The co-founder and CEO of one of the most successful startups in Latin America discussed the challenges of building a successful business in the region; of servicing large-caps like Anheuser Busch Inbev NV (ADR) (NYSE: BUD), Starbucks Corporation (NASDAQ: SBUX) and Restaurant Brands International Inc (NYSE: QSR)’s Burger King; and of getting funded by Silicon Valley heavyweights like QUALCOMM, Inc. (NASDAQ: QCOM) Ventures.
In this piece, we’ll look into a few lessons that U.S. businesses could take from Latin American startups for the Donald Trump era.
Learn To Live With Uncertainty
The first lesson U.S. businesses should take from Latin American is to learn how to live with uncertainty, how to adapt.
“In Latin America, laws, currency exchange rates are constantly changing, taxes are constantly changing," Recchia said. "So, we get used to constantly adapting, to assuming no variable in our business is fixed.”
“And, I believe that similarly, nowadays in the U.S., healthcare regulations will change, financial regulations will change… While on the one hand, this is very complicated; on the other hand, it generates new opportunities. So, what entrepreneurs have to learn is to be comfortable with uncertainty,” he added.
Get Creative With Recruiting & Pay Practices
The second lesson the exec shared was related to inventiveness.
“With all the noise around immigration policies, you have to get creative in how you recruit and pay people," Recchia said, "which is something we’re used to in Latin America. Startup is almost a bad word in the region, because people want more predictability, security and stability. So, you have to come up with ways to make the proposition exciting for the people you want to attract."

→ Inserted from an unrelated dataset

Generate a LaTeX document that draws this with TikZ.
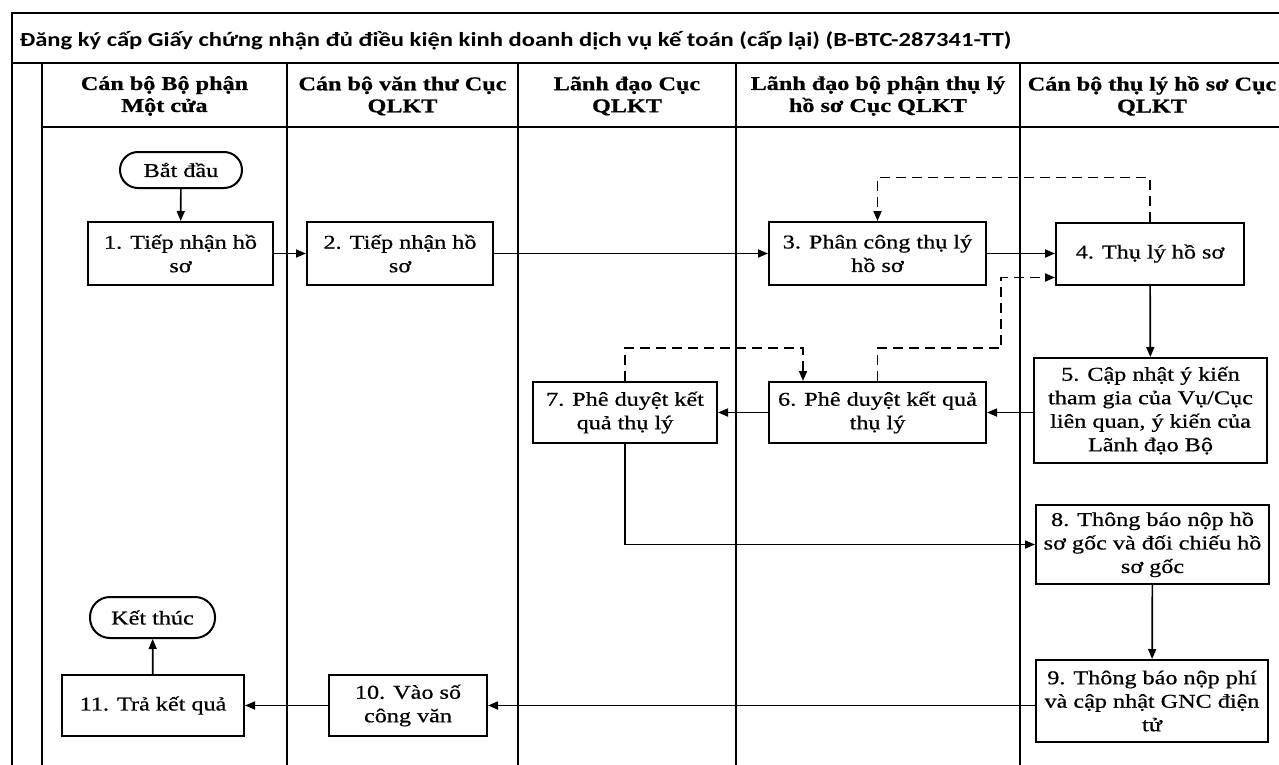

For instance, in his previous startup, Vostu (often dubbed the Zynga Inc (NASDAQ: ZNGA) of Latin America), Recchia had to open an office in the U.S. in order to access top-notch talent in business analytics.
“That was the only way to get people with PhD’s from Stanford and Harvard come work for us, because they didn’t want to move to Latin America,” Recchia explained. “I think this related to what’s going on in the United States today: businesses will not be able to bring in developers with H-1B visas, so they might have to come up with alternatives, like opening an office elsewhere [overseas] and having developers work there."
Be An Agent Of Change
It’s important for entrepreneurs to understand their role as agents of change from the very beginning.
“I know this sounds a bit like a cliché," Recchia said, "but I really believe that, if you want to change things in our society, you have to remember that politics are not the only way (…) Businesses have to contribute to social mobility as well… Being committed to social mobility is, I believe, much more meaningful than just posting your political views on Facebook and Twitter."
Never Underestimate The Importance Of Cash
Warren Buffett once said, “cash is to a business as oxygen is to an individual: never thought about when it is present, the only thing in mind when it is absent.”
In times of uncertainty, cash is king. Recchia pointed out that companies shouldn't assume they will constantly bring in cash. Always pay attention to your profit and loss statement.
“Take Mercadolibre Inc (NASDAQ: MELI), for example. When the stock market fell, they had enough cash in the bank to weather the storm; meanwhile, competitor DeRemate didn’t, and thus ended falling in oblivion. So, the lesson is: money is not a commodity.”
Note: This interview was originally conducted in Spanish. The author translated the statements, remaining faithful to the original content.